-------- Supplied data

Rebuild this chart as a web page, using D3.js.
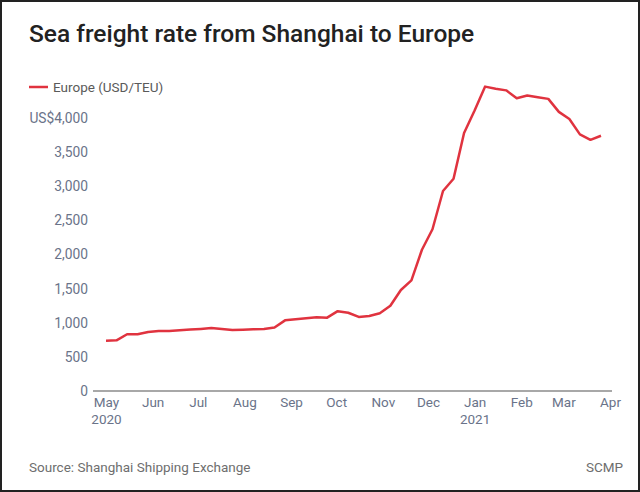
<!DOCTYPE html>
<html>
<head>
<meta charset="utf-8">
<script src="https://cdn.jsdelivr.net/npm/d3@7"></script>
<style>
  body { margin: 0; background: #fff; }
  svg { display: block; font-family: Roboto, "Noto Sans", sans-serif; }
</style>
</head>
<body>
<div id="chart"></div>
<script>
// weekly readings (Fridays), Shanghai -> Europe, USD/TEU
var startDate = '2020-05-01';
var rates = [
  737, 742, 831, 831, 865, 880, 878, 890, 900, 910,
  923, 909, 894, 897, 903, 910, 930, 1035, 1050, 1065,
  1082, 1075, 1170, 1147, 1085, 1100, 1140, 1250, 1480, 1620,
  2070, 2370, 2930, 3110, 3780, 4110, 4460, 4430, 4405, 4290,
  4330, 4305, 4280, 4090, 3985, 3760, 3680, 3740
];
var yTicks = [0, 500, 1000, 1500, 2000, 2500, 3000, 3500, 4000];
var monthTicks = ['2020-05-01', '2020-06-01', '2020-07-01', '2020-08-01', '2020-09-01', '2020-10-01',
  '2020-11-01', '2020-12-01', '2021-01-01', '2021-02-01', '2021-03-01', '2021-04-01'];

var width = 640;
var height = 492;
var labelColor = '#6a7389';

var parse = d3.timeParse('%Y-%m-%d');
var t0 = parse(startDate);
var data = rates.map(function(v, i) {
  return { date: d3.timeDay.offset(t0, i * 7), value: v };
});

var x = d3.scaleTime()
  .domain([parse('2020-05-01'), parse('2021-04-01')])
  .range([106, 610]);

var y = d3.scaleLinear()
  .domain([0, 4000])
  .range([391, 118]);

var svg = d3.select('#chart')
  .append('svg')
  .attr('width', width)
  .attr('height', height);

svg.append('rect')
  .attr('x', 1)
  .attr('y', 1)
  .attr('width', width - 2)
  .attr('height', height - 2)
  .attr('fill', '#fff')
  .attr('stroke', '#222')
  .attr('stroke-width', 2);

svg.append('text')
  .attr('x', 29)
  .attr('y', 42)
  .attr('font-size', 24.5)
  .attr('font-weight', 500)
  .attr('fill', '#222')
  .text('Sea freight rate from Shanghai to Europe');

// legend
svg.append('line')
  .attr('x1', 29)
  .attr('x2', 48)
  .attr('y1', 87)
  .attr('y2', 87)
  .attr('stroke', '#e0333f')
  .attr('stroke-width', 2.5);

svg.append('text')
  .attr('x', 53)
  .attr('y', 92)
  .attr('font-size', 13.5)
  .attr('fill', '#5a5a5a')
  .text('Europe (USD/TEU)');

// y axis labels
var yAxis = d3.axisLeft(y)
  .tickValues(yTicks)
  .tickSize(0)
  .tickPadding(0)
  .tickFormat(function(d) {
    return d === 4000 ? 'US$' + d3.format(',')(d) : d3.format(',')(d);
  });

var gy = svg.append('g')
  .attr('transform', 'translate(88,0)')
  .call(yAxis);
gy.select('.domain').remove();
gy.selectAll('text')
  .attr('font-family', 'Roboto, "Noto Sans", sans-serif')
  .attr('font-size', 13.8)
  .attr('fill', labelColor);

// baseline
svg.append('line')
  .attr('x1', 93)
  .attr('x2', 612)
  .attr('y1', y(0))
  .attr('y2', y(0))
  .attr('stroke', '#a8a8a8')
  .attr('stroke-width', 2);

// x axis labels
var xAxis = d3.axisBottom(x)
  .tickValues(monthTicks.map(parse))
  .tickSize(0)
  .tickPadding(0)
  .tickFormat(d3.timeFormat('%b'));

var gx = svg.append('g')
  .attr('transform', 'translate(0,397)')
  .call(xAxis);
gx.select('.domain').remove();
gx.selectAll('text')
  .attr('font-family', 'Roboto, "Noto Sans", sans-serif')
  .attr('font-size', 13.5)
  .attr('fill', labelColor);

gx.selectAll('.tick')
  .filter(function(d) { return d.getMonth() === 0 || +d === +parse('2020-05-01'); })
  .append('text')
  .attr('y', 17)
  .attr('dy', '0.71em')
  .attr('font-family', 'Roboto, "Noto Sans", sans-serif')
  .attr('font-size', 13.5)
  .attr('fill', labelColor)
  .attr('text-anchor', 'middle')
  .text(function(d) { return d.getFullYear(); });

// line
var line = d3.line()
  .x(function(d) { return x(d.date); })
  .y(function(d) { return y(d.value); });

svg.append('path')
  .datum(data)
  .attr('d', line)
  .attr('fill', 'none')
  .attr('stroke', '#e0333f')
  .attr('stroke-width', 2.5)
  .attr('stroke-linejoin', 'round');

// footer
svg.append('text')
  .attr('x', 29)
  .attr('y', 472)
  .attr('font-size', 13.5)
  .attr('fill', '#6e6e6e')
  .text('Source: Shanghai Shipping Exchange');

svg.append('text')
  .attr('x', 623)
  .attr('y', 472)
  .attr('text-anchor', 'end')
  .attr('font-size', 13.5)
  .attr('fill', '#6e6e6e')
  .text('SCMP');
</script>
</body>
</html>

----------------

Take the listing above and print it exactly, apart from the pictures.

Worked solution —
Rebuild this chart as a web page, using D3.js.
<!DOCTYPE html>
<html>
<head>
<meta charset="utf-8">
<script src="https://cdn.jsdelivr.net/npm/d3@7"></script>
<style>
  body { margin: 0; background: #fff; }
  svg { display: block; font-family: Roboto, "Noto Sans", sans-serif; }
</style>
</head>
<body>
<div id="chart"></div>
<script>
// weekly readings (Fridays), Shanghai -> Europe, USD/TEU
var startDate = '2020-05-01';
var rates = [
  737, 742, 831, 831, 865, 880, 878, 890, 900, 910,
  923, 909, 894, 897, 903, 910, 930, 1035, 1050, 1065,
  1082, 1075, 1170, 1147, 1085, 1100, 1140, 1250, 1480, 1620,
  2070, 2370, 2930, 3110, 3780, 4110, 4460, 4430, 4405, 4290,
  4330, 4305, 4280, 4090, 3985, 3760, 3680, 3740
];
var yTicks = [0, 500, 1000, 1500, 2000, 2500, 3000, 3500, 4000];
var monthTicks = ['2020-05-01', '2020-06-01', '2020-07-01', '2020-08-01', '2020-09-01', '2020-10-01',
  '2020-11-01', '2020-12-01', '2021-01-01', '2021-02-01', '2021-03-01', '2021-04-01'];

var width = 640;
var height = 492;
var labelColor = '#6a7389';

var parse = d3.timeParse('%Y-%m-%d');
var t0 = parse(startDate);
var data = rates.map(function(v, i) {
  return { date: d3.timeDay.offset(t0, i * 7), value: v };
});

var x = d3.scaleTime()
  .domain([parse('2020-05-01'), parse('2021-04-01')])
  .range([106, 610]);

var y = d3.scaleLinear()
  .domain([0, 4000])
  .range([391, 118]);

var svg = d3.select('#chart')
  .append('svg')
  .attr('width', width)
  .attr('height', height);

svg.append('rect')
  .attr('x', 1)
  .attr('y', 1)
  .attr('width', width - 2)
  .attr('height', height - 2)
  .attr('fill', '#fff')
  .attr('stroke', '#222')
  .attr('stroke-width', 2);

svg.append('text')
  .attr('x', 29)
  .attr('y', 42)
  .attr('font-size', 24.5)
  .attr('font-weight', 500)
  .attr('fill', '#222')
  .text('Sea freight rate from Shanghai to Europe');

// legend
svg.append('line')
  .attr('x1', 29)
  .attr('x2', 48)
  .attr('y1', 87)
  .attr('y2', 87)
  .attr('stroke', '#e0333f')
  .attr('stroke-width', 2.5);

svg.append('text')
  .attr('x', 53)
  .attr('y', 92)
  .attr('font-size', 13.5)
  .attr('fill', '#5a5a5a')
  .text('Europe (USD/TEU)');

// y axis labels
var yAxis = d3.axisLeft(y)
  .tickValues(yTicks)
  .tickSize(0)
  .tickPadding(0)
  .tickFormat(function(d) {
    return d === 4000 ? 'US$' + d3.format(',')(d) : d3.format(',')(d);
  });

var gy = svg.append('g')
  .attr('transform', 'translate(88,0)')
  .call(yAxis);
gy.select('.domain').remove();
gy.selectAll('text')
  .attr('font-family', 'Roboto, "Noto Sans", sans-serif')
  .attr('font-size', 13.8)
  .attr('fill', labelColor);

// baseline
svg.append('line')
  .attr('x1', 93)
  .attr('x2', 612)
  .attr('y1', y(0))
  .attr('y2', y(0))
  .attr('stroke', '#a8a8a8')
  .attr('stroke-width', 2);

// x axis labels
var xAxis = d3.axisBottom(x)
  .tickValues(monthTicks.map(parse))
  .tickSize(0)
  .tickPadding(0)
  .tickFormat(d3.timeFormat('%b'));

var gx = svg.append('g')
  .attr('transform', 'translate(0,397)')
  .call(xAxis);
gx.select('.domain').remove();
gx.selectAll('text')
  .attr('font-family', 'Roboto, "Noto Sans", sans-serif')
  .attr('font-size', 13.5)
  .attr('fill', labelColor);

gx.selectAll('.tick')
  .filter(function(d) { return d.getMonth() === 0 || +d === +parse('2020-05-01'); })
  .append('text')
  .attr('y', 17)
  .attr('dy', '0.71em')
  .attr('font-family', 'Roboto, "Noto Sans", sans-serif')
  .attr('font-size', 13.5)
  .attr('fill', labelColor)
  .attr('text-anchor', 'middle')
  .text(function(d) { return d.getFullYear(); });

// line
var line = d3.line()
  .x(function(d) { return x(d.date); })
  .y(function(d) { return y(d.value); });

svg.append('path')
  .datum(data)
  .attr('d', line)
  .attr('fill', 'none')
  .attr('stroke', '#e0333f')
  .attr('stroke-width', 2.5)
  .attr('stroke-linejoin', 'round');

// footer
svg.append('text')
  .attr('x', 29)
  .attr('y', 472)
  .attr('font-size', 13.5)
  .attr('fill', '#6e6e6e')
  .text('Source: Shanghai Shipping Exchange');

svg.append('text')
  .attr('x', 623)
  .attr('y', 472)
  .attr('text-anchor', 'end')
  .attr('font-size', 13.5)
  .attr('fill', '#6e6e6e')
  .text('SCMP');
</script>
</body>
</html>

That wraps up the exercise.